Finding a starting lineup here will depend as much on finding the right fit between players and positions as finding the three best players. Damien Proby will most likely remain in the middle, where his solid play helped clog interior run lanes. Chi Chi Ariguzo thrived on the strongside, where he finished second on the team in tackles for loss and third in tackles, sacks, and interceptions. Still, Northwestern has a few other players with potential at that position; Drew Smith picked up 2 sacks in minimal playing time, while it is the most likely landing spot for Ifeadi Odenigbo if he stays at linebacker. Ariguzo, then, could move over to the weakside to replace David Nwabuisi if the coaches want to move somebody else to the strongside. Collin Ellis has some experience as a starter from 2011, and he is the simplest choice to replace Nwabuisi, which would leave Ariguzo on the strongside; if I had to guess right now, I would expect Ariguzo-Proby-Ellis to be the starting 3.
Both bowl starters return, so I expect Daniel Jones and Nick VanHoose to be the starters again at the start of the 2013 season. Behind them, C.J. Bryant appears to be the next guy up; if VanHoose has injury issues again, we could see a lot of Bryant. After Bryant I know very little about the other options, so I won't even speculate about the other backup; hopefully we don't see much of him.

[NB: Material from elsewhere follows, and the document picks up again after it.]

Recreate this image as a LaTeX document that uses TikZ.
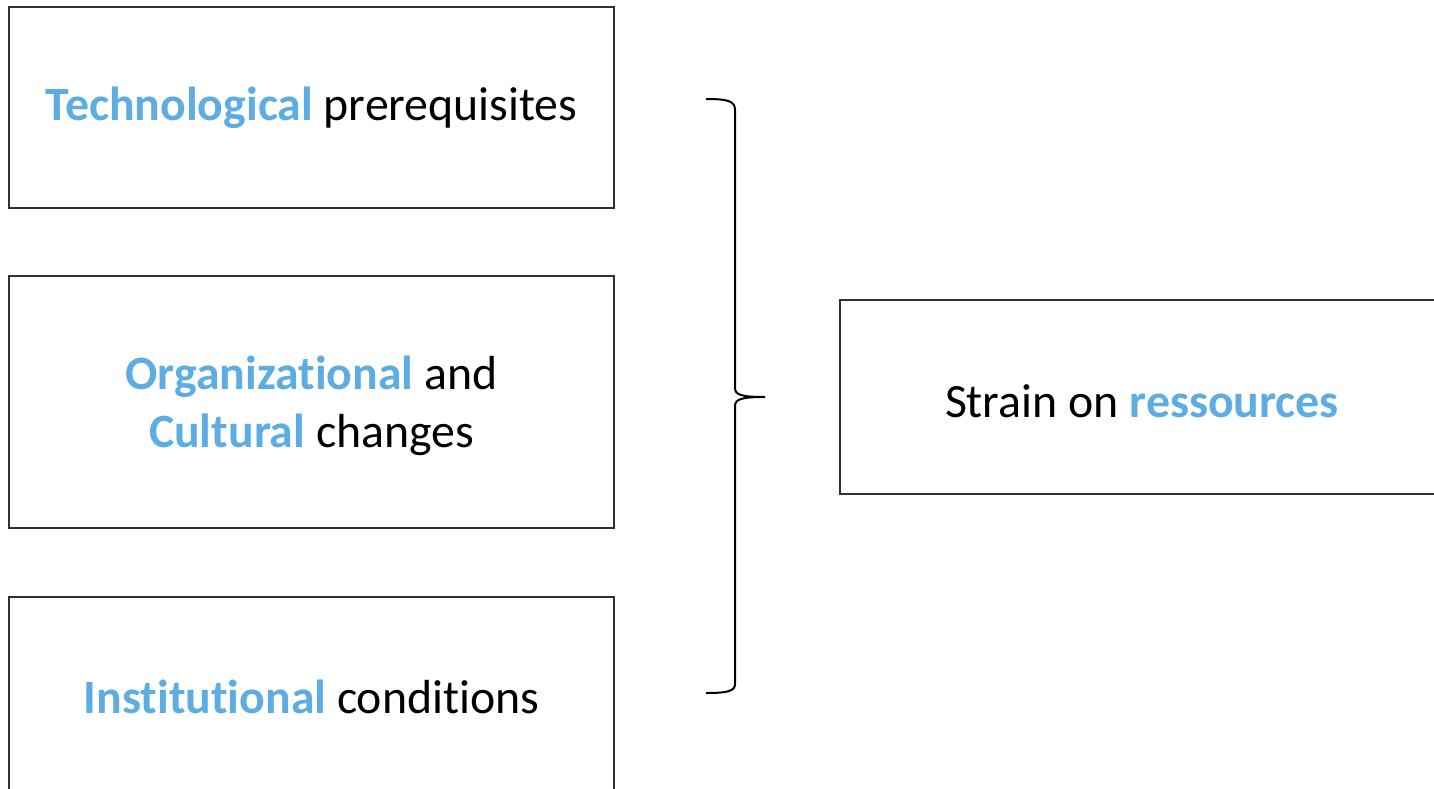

Ibraheim Campbell should be safe at one spot, while the other has three obvious contenders: senior Davion Fleming, junior Jimmy Hall, and sophomore Traveon Henry. Henry played mostly on special teams, but I thought he showed potential during his time on defense. Hall worked his way into the nickelback position at the end of the season, recording a critical pass breakup in the Gator Bowl that showed his potential in coverage. Fleming is the veteran pick, who hopefully knows the defense well enough to avoid the breakdowns that plagued 2011. Whichever player wins the position will likely be asked to be the primary deep middle defender when Northwestern puts a safety in the box. Whoever finishes second in this competition will probably play the nickel.